REVIEW: Jane Got A Gun (2016) R2 Blu-Ray – ManlyMovie

REVIEW: Jane Got A Gun (2016) R2 Blu-Ray


When I first became aware of this movie, I didn’t pay much attention to it.  I thought the title suggested something highly political, pretty much a feminist version of Will Munny being put to screen.  The fact that it didn’t seem to be getting too many positive reviews didn’t help either.  But I found something different to the misconception I had on the Blu-Ray review copy that arrived this week.  After some Googling I found that the movie was kind of being torn apart.

Apparently some wanted a female Rambo in the old west and were pissed that they didn’t get just that.  This movie is really sexist, says one.  No, it’s unbelievably sexist, says another.  Of course, the movie isn’t, but I’ll talk about that later.

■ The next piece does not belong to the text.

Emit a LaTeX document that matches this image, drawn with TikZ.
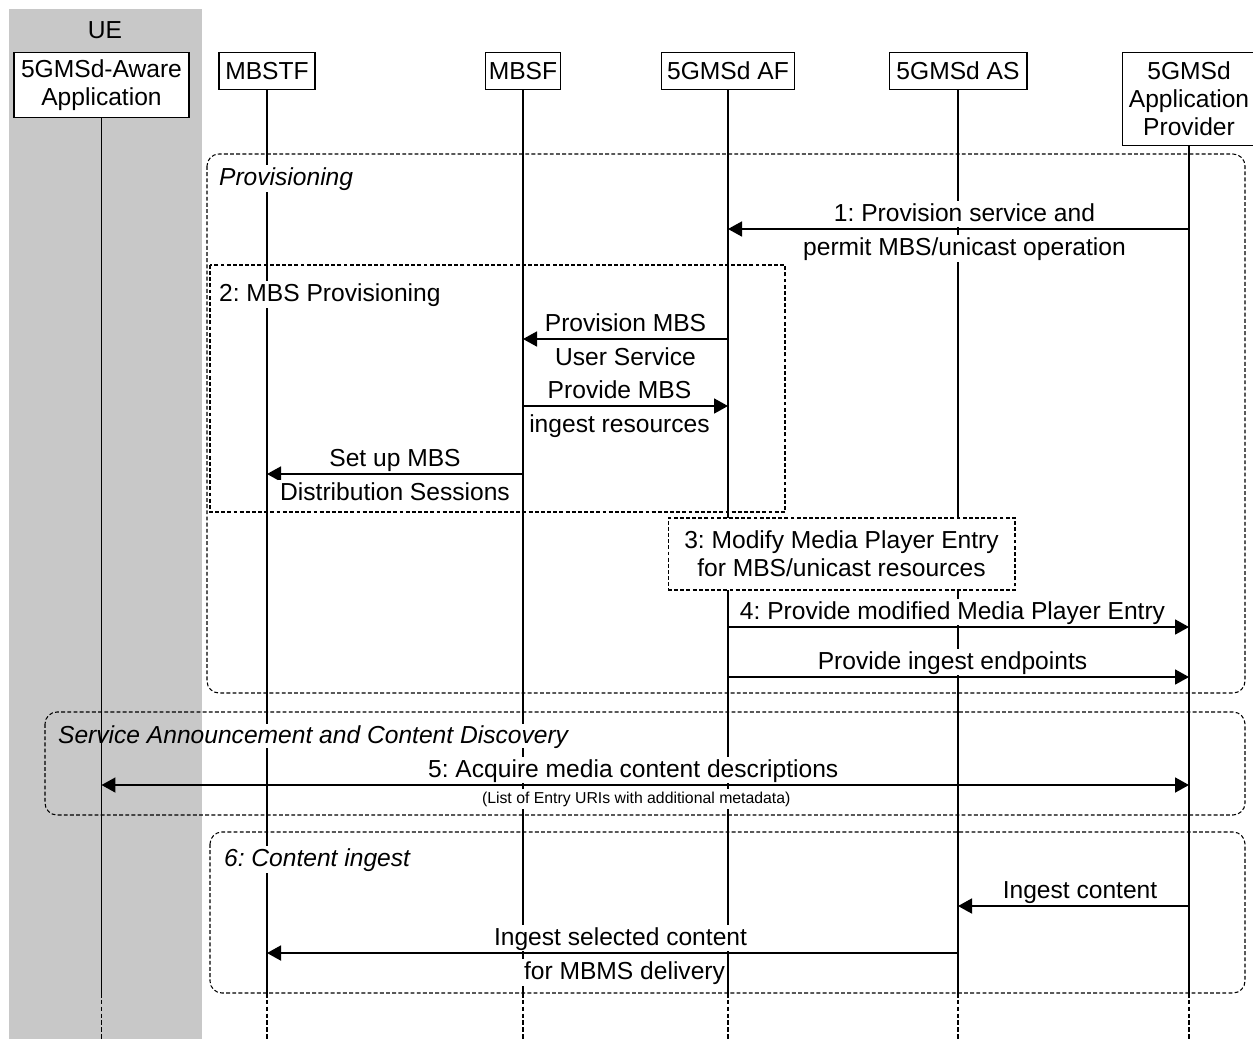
\documentclass[tikz,border=0pt]{standalone}
\usepackage{fontspec}
\setmainfont{Liberation Sans}
\usetikzlibrary{arrows.meta}
\definecolor{uegray}{RGB}{200,200,200}
\frenchspacing

\begin{document}
\begin{tikzpicture}[x=0.02cm, y=-0.02cm, >={Triangle[length=0.28cm,width=0.3cm]},
        every node/.style={font=\fontsize{14pt}{16pt}\selectfont},
        part/.style={draw, line width=0.6pt, fill=white, anchor=north, align=center, inner sep=2pt},
        life/.style={line width=0.8pt},
        msg/.style={line width=1pt, ->},
        lbl/.style={fill=white, inner sep=1pt, text height=10.5pt, text depth=2.5pt},
        small/.style={fill=white, inner sep=1pt, text height=7pt, text depth=2pt, font=\fontsize{9pt}{10pt}\selectfont},
        grp/.style={line width=0.6pt, dash pattern=on 2.2pt off 1.3pt},
        title/.style={anchor=base west, fill=white, inner sep=1pt}]
        \useasboundingbox (0,0) rectangle (1253,1039);

        % UE side
        \fill[uegray] (9,9) rectangle (202,1039);
        \node (ue) at (105,30) {UE};

        % Participants
        \node[part, minimum width=3.5cm, minimum height=1.3cm] (app) at (101.5,52) {5GMSd-Aware\\Application};
        \node[part, minimum width=1.92cm, minimum height=0.74cm] (mbstf) at (267,52) {MBSTF};
        \node[part, minimum width=1.5cm, minimum height=0.74cm] (mbsf) at (523,52) {MBSF};
        \node[part, minimum width=2.66cm, minimum height=0.74cm] (af) at (728,52) {5GMSd AF};
        \node[part, minimum width=2.76cm, minimum height=0.74cm] (asrv) at (958,52) {5GMSd AS};
        \node[part, minimum width=2.68cm, minimum height=1.86cm] (prov) at (1189,52) {5GMSd\\Application\\Provider};

        % Lifelines
        \foreach \n in {app,mbstf,mbsf,af,asrv,prov}{
            \draw[life] (\n.south) -- (\n.south |- 0,993);
            \draw[life, dash pattern=on 2.6pt off 1.3pt] (\n.south |- 0,993) -- (\n.south |- 0,1039);
        }

        % Frames
        \draw[grp, rounded corners=0.24cm] (207,154) rectangle (1245,693);
        \draw[grp] (210,265) rectangle (785,512);
        \draw[grp, rounded corners=0.24cm] (45,712) rectangle (1245,815);
        \draw[grp, rounded corners=0.24cm] (210,832) rectangle (1245,993);
        \fill[white] (202,724) rectangle (572,748);
        \node[title, font=\fontsize{14pt}{16pt}\selectfont\itshape] (tprov) at (217,185) {Provisioning};
        \node[title] (tmbs) at (217,301) {2: MBS Provisioning};
        \node[title, fill=none, font=\fontsize{14pt}{16pt}\selectfont\itshape] (tsacd) at (56,743) {Service Announcement and Content Discovery};
        \node[title, font=\fontsize{14pt}{16pt}\selectfont\itshape] (tingest) at (222,866) {6: Content ingest};

        % Step 3
        \node[grp, draw, fill=white, minimum width=6.94cm, minimum height=1.44cm, align=center] (modify) at (841.5,554) {3: Modify Media Player Entry\\for MBS/unicast resources};

        % Messages
        \draw[msg] (prov |- 0,229) -- node[lbl, above=0.5pt, xshift=0.12cm] {1: Provision service and} node[lbl, below=3pt, xshift=0.12cm] {permit MBS/unicast operation} (af |- 0,229);
        \draw[msg] (af |- 0,339) -- node[lbl, above=0.5pt] {Provision MBS} node[lbl, below=3pt] {User Service} (mbsf |- 0,339);
        \draw[msg] (mbsf |- 0,406) -- node[lbl, above=0.5pt, xshift=-0.12cm] {Provide MBS} node[lbl, below=3pt, xshift=-0.12cm] {ingest resources} (af |- 0,406);
        \draw[msg] (mbsf |- 0,474) -- node[lbl, above=0.5pt] {Set up MBS} node[lbl, below=3pt] {Distribution Sessions} (mbstf |- 0,474);
        \draw[msg] (af |- 0,627) -- node[lbl, above=0.5pt, xshift=-0.12cm] {4: Provide modified Media Player Entry} (prov |- 0,627);
        \draw[msg] (af |- 0,677) -- node[lbl, above=0.5pt, xshift=-0.12cm] {Provide ingest endpoints} (prov |- 0,677);
        \draw[msg, <->] (app |- 0,785) -- node[lbl, above=0.5pt, xshift=-0.24cm] {5: Acquire media content descriptions} node[small, below=2pt, xshift=-0.18cm] {(List of Entry URIs with additional metadata)} (prov |- 0,785);
        \draw[msg] (prov |- 0,906) -- node[lbl, above=0.5pt, xshift=0.13cm] {Ingest content} (asrv |- 0,906);
        \draw[msg] (asrv |- 0,953) -- node[lbl, above=0.5pt, xshift=0.16cm] {Ingest selected content} node[lbl, below=3pt, xshift=0.24cm] {for MBMS delivery} (mbstf |- 0,953);
\end{tikzpicture}
\end{document}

The movie tells the story of a naive woman and mother (Natalie Portman) who seeks help and protection for a trip from the outlaw John Bishop (Ewan McGregor) and his band of criminals. Bishop, a quick-mouthed snake and predator, agrees, but with different intentions in mind – gang rape and forced prostitution being part of it.  One of his men, Bill Hammond (Noah Emmerich) falls for the woman and flees with her with McGregor in pursuit. Hammond is injured and has bought both some time at a secluded ranch and with McGregor’s mob being only a few days away, Portman must seek help.

From there she approaches her ex lover, war veteran Dan Frost (Joel Edgerton).  Frost likes an (hourly) drink and cannot stand the sight of Portman. He is reluctant at first, but the prospect of $5,000 a head for killing McGregor’s crew entices him.

For those who were expecting a politically charged movie in one direction (me) and those who were crying about it going in the other direction with sexism, the truth is that it’s neither.  It’s simply another western with a woman seeking help from a man hardened in the hell of war.  Since McGregor’s gang is 10+ strong, a man would also have to seek help and even then, one war veteran is still poor odds.  Really, what were some people expecting?  Portman to wipe out the whole posse in a gun-totin’ rage?  The movie kind of reminds me on Fury Road in that sense, I seen nothing out of the ordinary in a man agreeing to protect a woman.  Besides, Portman’s character is tough too.

Either way you cut it though, the narrative flow of this film bugged me.  The first half or so is jumbled up with flashbacks that are really out of place and not introduced with any tact.  You don’t realise you’re looking at an eight year gap in the story from one scene to the next right away – I don’t see why they couldn’t just tell the story in a straight forward manner.  The movie is also, essentially, a dramatic love triangle.  The melodrama found here is not engaging and kind of forces itself on us – I found it a bit slow, this is a site about manly movies after all. To the extent that the ‘siege’ that is happening takes a backseat.  This means that Ewan McGregor’s character is barely in the movie.  He’s not the most strongly written villain because he barely has a place, since romance is at the centre of the show.

There are good performances though, you don’t even need to be asked how Joel Edgerton does his job in this movie, another fine piece of acting, playing a hard bitten man of the old west who finds himself permanently taken a woman.  I also liked McGregor’s sleazy antagonist when he appears, the first time I think I’ve enjoyed a McGregor role in God knows when, but his story in paper thin.

The Blu-Ray disc is unremarkable, at best.  We’re kind of back to the old days of launch DVDs in terms of extras, when ‘scene selection’ was about the best you could hope for, that’s all there is here.  That leaves us with the movie itself.  A transfer I found to be decent in some places, strong in others – depending on the light and contrast. Director Gavin O’Connor sure likes his moody night scenes, almost too much, so I’m not sure that pitch blackness is actually the fault of the transfer itself.  But the overall picture doesn’t disappoint, same with the audio.  The audio is best when guns are fired, the DTS-HD 5.1 track thumps heavily, then dies out with smooth reverberation.  I have not sampled the R1 release of this, so I can’t tell if anything has changed, but I suspect not.  And with the movie’s troubled and delayed release, I think we’re all going to be holding out for those extras.

Jane Got A Gun releases on Region 2/PAL Blu-Ray on August 22nd.